RE: approaches to recording

Implicitly, at least, there are two APIs: one for streaming and one for file-level recording.  If we're doing streaming recording on a MediaStream, and new Tracks get added, do we ignore them or signal an error?  What do we do if Tracks get removed?  Signal an error or fill in with black frames/silence?  

- Jim

-----Original Message-----
From: Timothy B. Terriberry [mailto:tterriberry@mozilla.com] 
Sent: Wednesday, October 17, 2012 8:39 AM
To: public-media-capture@w3.org
Subject: Re: approaches to recording

Jim Barnett wrote:
> Are there encodings that can handle dynamically adding tracks that do _not_ support streaming encoding?  Streaming encoding may well belong at the Track level, anyway.  I think that it's  primary purpose is to support media processing (including  speech recognition), and for those uses you want to get pure audio, pure video, etc.

If you're not doing streaming encoding, you don't have to "dynamically" 
add tracks. You can simply collect all the data (possibly caching encoded versions on disk, but that is an implementation detail) and mux the results at the end, when you're done.

You will probably need to insert black frames / silence for tracks that do not begin at the start of the stream, as most playback software will be confused if there is no data for them for a track for an extended period of time. Likely also at the end, too (if you want seeking to work).

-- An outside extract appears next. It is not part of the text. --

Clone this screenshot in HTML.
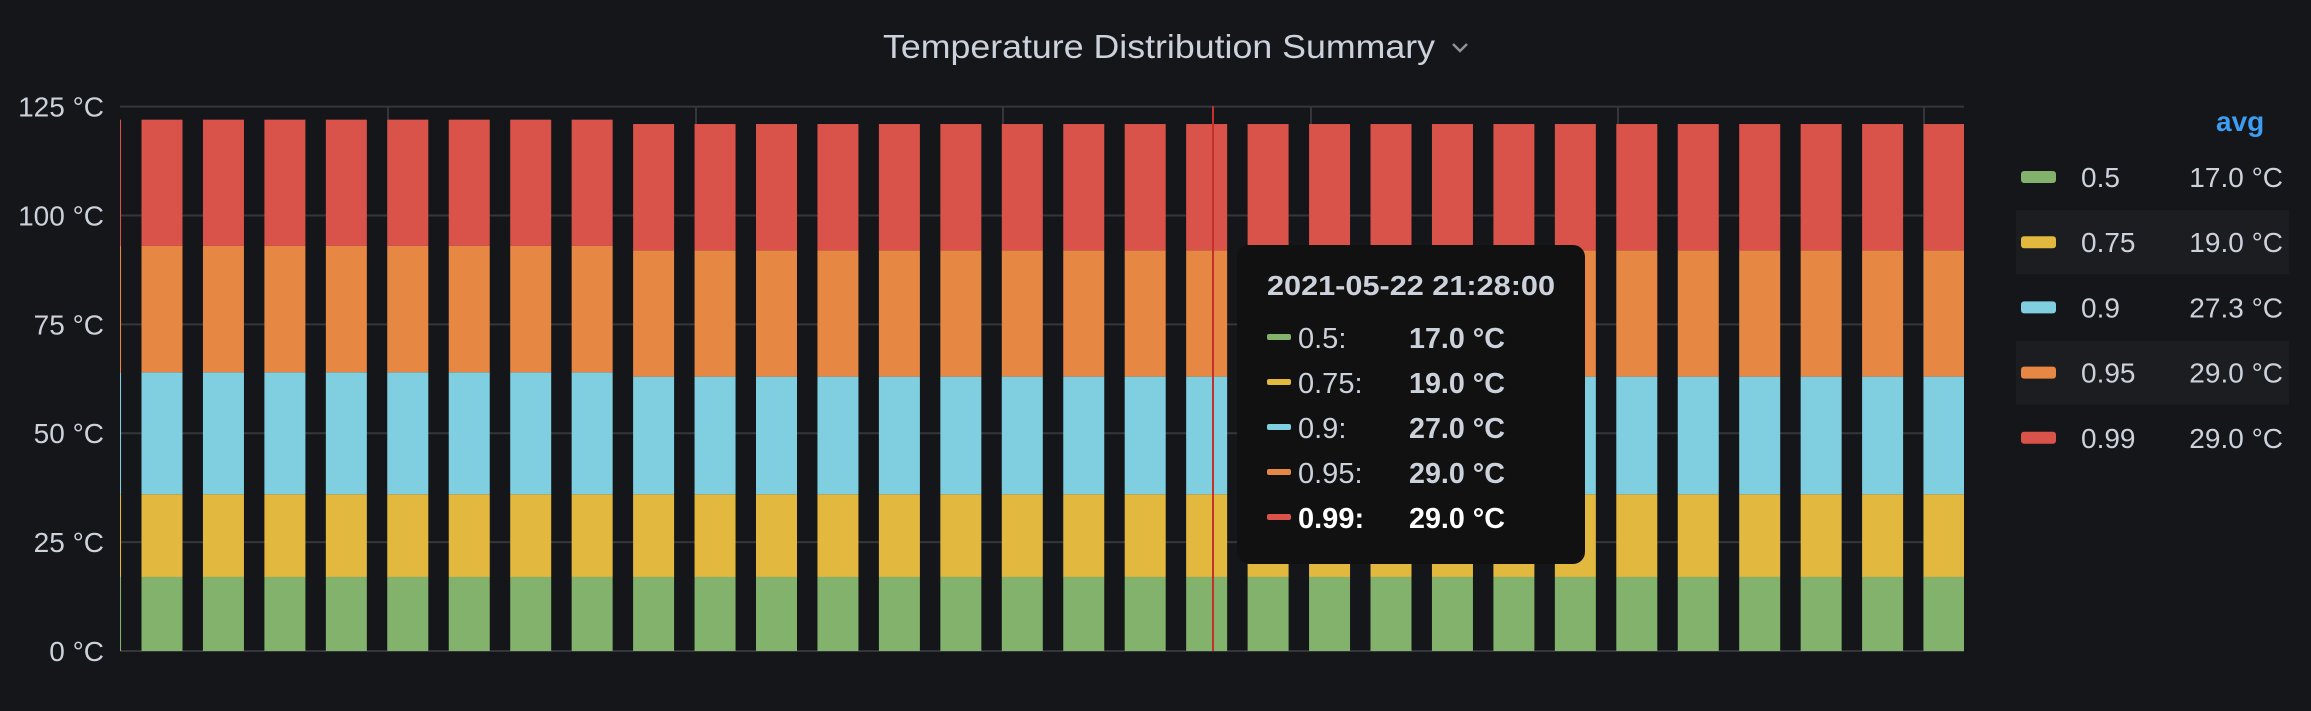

However, I agree with others that a separate "track-level" recording interface is a bad idea. There's nothing it can do that can't be done by a stream-level interface using a stream with a single track, but there are plenty of things a track-level interface cannot do that a stream-level interface can (e.g., synchronization). This issue is completely orthogonal to whether you want an interface that returns an entire encoded file at once, or whether you want to support streaming encoding. I think it's a mistake to conflate the two, as there are plenty of uses for streaming encoding that involve synchronized audio and video (our weekly Air Mozilla broadcasts being one, just for example).